Deskripsi Pekerjaan
At NexusCloud, we are building the backbone of next-generation distributed systems. We are looking for a visionary Senior Site Reliability Engineer to join our high-impact SRE team in San Francisco. You will be responsible for the scalability, reliability, and automation of our global cloud infrastructure, ensuring our platform maintains 99.99% availability for millions of users worldwide.
You thrive on solving complex distributed systems problems and are passionate about 'infrastructure as code'. If you want to work at the intersection of software engineering and systems operations, we want to hear from you.
Tanggung Jawab
- Design, build, and maintain highly scalable and fault-tolerant distributed systems.
- Automate infrastructure provisioning and configuration management using Terraform and Ansible.
- Drive capacity planning, performance tuning, and operational efficiency across the production environment.

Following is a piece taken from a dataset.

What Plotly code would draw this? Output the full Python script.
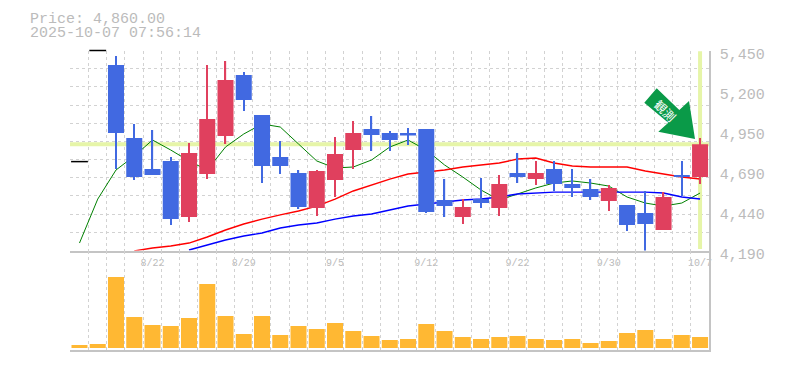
import plotly.graph_objects as go

# ---- data ----
labels_idx = [4, 9, 14, 19, 24, 29, 34]
labels_txt = ["8/22", "8/29", "9/5", "9/12", "9/22", "9/30", "10/7"]
price_ticks = [5450, 5198, 4946, 4694, 4442, 4190]
price_tick_text = ["5,450", "5,200", "4,950", "4,690", "4,440", "4,190"]

opens = [4750, 5450, 5359, 4899, 4703, 4754, 4401, 4672, 4911, 5296, 5044, 4779, 4678, 4458, 4634,
         4823, 4955, 4930, 4930, 4955, 4508, 4401, 4514, 4458, 4678, 4640, 4703, 4609, 4577, 4502,
         4477, 4426, 4319, 4666, 4653]
highs = [4750, 5450, 5415, 4987, 4949, 4779, 4867, 5359, 5384, 5315, 5044, 4880, 4697, 4697, 4905,
         5006, 5037, 4943, 4962, 4955, 4640, 4514, 4647, 4666, 4804, 4754, 4754, 4703, 4640, 4603,
         4477, 4565, 4558, 4754, 4899]
lows = [4750, 5450, 4703, 4634, 4666, 4351, 4370, 4640, 4861, 5069, 4615, 4672, 4451, 4407, 4527,
        4703, 4817, 4817, 4855, 4426, 4401, 4357, 4458, 4407, 4615, 4603, 4565, 4527, 4508, 4439,
        4313, 4187, 4319, 4533, 4609]
closes = [4750, 5450, 4930, 4653, 4666, 4388, 4804, 5018, 5264, 5138, 4722, 4722, 4464, 4691, 4798,
          4930, 4918, 4886, 4918, 4433, 4470, 4464, 4489, 4609, 4653, 4678, 4609, 4584, 4527, 4584,
          4351, 4357, 4527, 4653, 4860]
n = None
ma_short = [4237, 4514, 4697, 4785, 4886, 4823, 4754, 4697, 4842, 4924, 4987, 4968, 4861, 4754, 4710,
            4716, 4760, 4842, 4886, 4823, 4729, 4653, 4571, 4508, 4546, 4584, 4615, 4628, 4615, 4596,
            4527, 4489, 4470, 4489, 4552]
ma_mid = [n, n, n, 4187, 4206, 4218, 4237, 4275, 4319, 4357, 4388, 4414, 4439, 4470, 4514,
          4565, 4603, 4640, 4672, 4684, 4697, 4716, 4729, 4741, 4766, 4773, 4741, 4722, 4716, 4716,
          4716, 4691, 4672, 4653, 4640]
ma_long = [n, n, n, n, n, n, 4193, 4225, 4256, 4281, 4300, 4332, 4351, 4363, 4388,
           4407, 4420, 4445, 4470, 4483, 4496, 4508, 4514, 4527, 4546, 4552, 4558, 4558, 4558, 4558,
           4558, 4558, 4552, 4527, 4514]
volume = [3, 4, 71, 31, 23, 22, 30, 64, 32, 14, 32, 13, 22, 19, 25, 17, 12, 8,
          9, 24, 17, 11, 9, 11, 12, 9, 8, 9, 5, 7, 15, 18, 9, 13, 11]
last_price = 4860
price_min, price_max = 4190, 5450

x = list(range(len(opens)))
x_min, x_max = -0.52, 34.49

W, H = 785, 370
L, R, T, B, VB = 70, 709, 50.5, 250.5, 350.3
GRID = "#d2d2d2"
TXT = "#bbbbbb"
YEL = "#e6f5a8"
RED = "#e0405e"
BLUE = "#4169e1"

candle_colors = [RED if c >= o else BLUE for o, c in zip(opens, closes)]

fig = go.Figure()
# reference lines and moving averages (main subplot, below the candle overlay)
fig.add_trace(go.Scatter(x=[x_min, x_max], y=[last_price, last_price], mode="lines",
                         line=dict(color=YEL, width=4), hoverinfo="skip"))
fig.add_trace(go.Scatter(x=[x[-1], x[-1]], y=[price_min + 10, price_max - 5], mode="lines",
                         line=dict(color=YEL, width=4), hoverinfo="skip"))
fig.add_trace(go.Scatter(x=x, y=ma_short, mode="lines", line=dict(color="#008000", width=1)))
fig.add_trace(go.Scatter(x=x, y=ma_mid, mode="lines", line=dict(color="#ff0000", width=1.4)))
fig.add_trace(go.Scatter(x=x, y=ma_long, mode="lines", line=dict(color="#0000ff", width=1.4)))

# candles (wick + body floating bars) on an overlay subplot so they sit on top of the lines
fig.add_trace(go.Bar(x=x[2:], y=[h - l for h, l in zip(highs[2:], lows[2:])], base=lows[2:],
                     xaxis="x3", yaxis="y3", width=0.07,
                     marker=dict(color=candle_colors[2:], line=dict(width=0))))
fig.add_trace(go.Bar(x=x[2:], y=[abs(c - o) for o, c in zip(opens[2:], closes[2:])],
                     base=[min(o, c) for o, c in zip(opens[2:], closes[2:])],
                     xaxis="x3", yaxis="y3", width=0.877,
                     marker=dict(color=candle_colors[2:], line=dict(width=0))))
fig.add_trace(go.Scatter(
    x=x[:2], y=closes[:2], mode="markers", xaxis="x3", yaxis="y3", cliponaxis=False,
    marker=dict(symbol="line-ew", size=12, color="#000000", line=dict(color="#000000", width=1.5))))

fig.add_trace(go.Bar(x=x, y=volume, xaxis="x2", yaxis="y2", width=0.877,
                     marker=dict(color="#ffb833", line=dict(width=0))))

minor_x = dict(tickmode="array", tickvals=[i + x_min for i in range(len(x) + 1)], showgrid=True,
               gridcolor=GRID, griddash="3px,3px", gridwidth=1, ticklen=0)
minor_y = dict(tickmode="array",
               tickvals=[price_min + i * (price_max - price_min) / 11 for i in range(11)] + [price_max - 0.5],
               showgrid=True, gridcolor=GRID, griddash="3px,3px", gridwidth=1, ticklen=0)

fig.update_layout(
    width=W, height=H, autosize=False,
    margin=dict(l=0, r=0, t=0, b=0, pad=0, autoexpand=False),
    paper_bgcolor="#ffffff", plot_bgcolor="#ffffff",
    showlegend=False, barmode="overlay", hovermode=False,
    font=dict(family="Liberation Mono, monospace", color=TXT),
    xaxis=dict(domain=[L / W, R / W], range=[x_min, x_max], anchor="y", showgrid=False, zeroline=False,
               tickmode="array", tickvals=labels_idx, ticktext=labels_txt, ticklen=0, ticklabelstandoff=2,
               tickfont=dict(size=10, color=TXT), minor=minor_x,
               showline=True, linecolor="#c4c4c4", linewidth=1.5),
    yaxis=dict(domain=[(H - T - 200) / H, (H - T) / H], range=[price_min, price_max], anchor="x", side="right",
               showgrid=False, zeroline=False, tickmode="array", tickvals=price_ticks, ticktext=price_tick_text,
               ticklen=0, tickfont=dict(size=15, color=TXT), ticklabelstandoff=6, ticklabelshift=3,
               minor=minor_y, showline=True, linecolor="#c4c4c4", linewidth=1.5),
    xaxis2=dict(domain=[L / W, R / W], range=[x_min, x_max], anchor="y2", showgrid=False, zeroline=False,
                showticklabels=False, ticks="", minor=minor_x, showline=True, linecolor="#c4c4c4", linewidth=1.5),
    yaxis2=dict(domain=[(H - VB) / H, (H - B) / H], range=[-2.3, 97.5], anchor="x2", side="right", showgrid=False,
                zeroline=False, showticklabels=False, ticks="", showline=True, linecolor="#c4c4c4", linewidth=1.5),
    xaxis3=dict(overlaying="x", domain=[L / W, R / W], range=[x_min, x_max], visible=False, anchor="y3"),
    yaxis3=dict(overlaying="y", domain=[(H - T - 200) / H, (H - T) / H], range=[price_min, price_max],
                visible=False, anchor="x3"),
    shapes=[dict(type="path", xref="paper", yref="paper", layer="above", line=dict(width=0), fillcolor="#0a9a48",
                 path="M {} {} L {} {} L {} {} L {} {} L {} {} L {} {} L {} {} Z".format(
                     *[v for px, py in [(644.3, 102.7), (656.7, 88.3), (679.3, 110), (689, 101), (695, 139),
                                        (658.3, 131.7), (668.3, 122.7)]
                       for v in (px / W, 1 - py / H)]))],
    annotations=[
        dict(text="Price: 4,860.00", x=27.5 / W, y=1 - 19 / H, xref="paper", yref="paper", xanchor="left",
             yanchor="middle", showarrow=False, font=dict(size=15, color=TXT)),
        dict(text="2025-10-07 07:56:14", x=27.5 / W, y=1 - 34 / H, xref="paper", yref="paper", xanchor="left",
             yanchor="middle", showarrow=False, font=dict(size=15, color=TXT)),
        dict(text="観測", x=666 / W, y=1 - 110 / H, xref="paper", yref="paper", xanchor="center", yanchor="middle",
             showarrow=False, textangle=45, font=dict(size=12, color="#ffffff", family="Noto Sans CJK JP")),
    ],
)

fig.write_html("out.html", config=dict(displayModeBar=False),
               post_script="document.body.style.margin='0';document.body.style.overflow='hidden';")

- Lead incident response efforts and conduct blameless post-mortems to improve system resilience.
- Implement advanced monitoring, logging, and alerting solutions to ensure deep system observability.
- Collaborate with cross-functional software engineering teams to advocate for SRE best practices.
- Mentor junior engineers and contribute to an inclusive, high-growth technical culture.
Kualifikasi
- Bachelor’s degree in Computer Science, Engineering, or equivalent practical experience.
- 5+ years of experience in SRE, DevOps, or large-scale systems engineering.
- Deep expertise in public cloud platforms (AWS, GCP, or Azure).
- Strong programming proficiency in at least one language: Go, Python, or Java.
- Advanced knowledge of Kubernetes, container orchestration, and microservices architecture.
- Experienced with CI/CD pipelines and modern GitOps workflows.
- Excellent analytical, problem-solving, and communication skills in a fast-paced environment.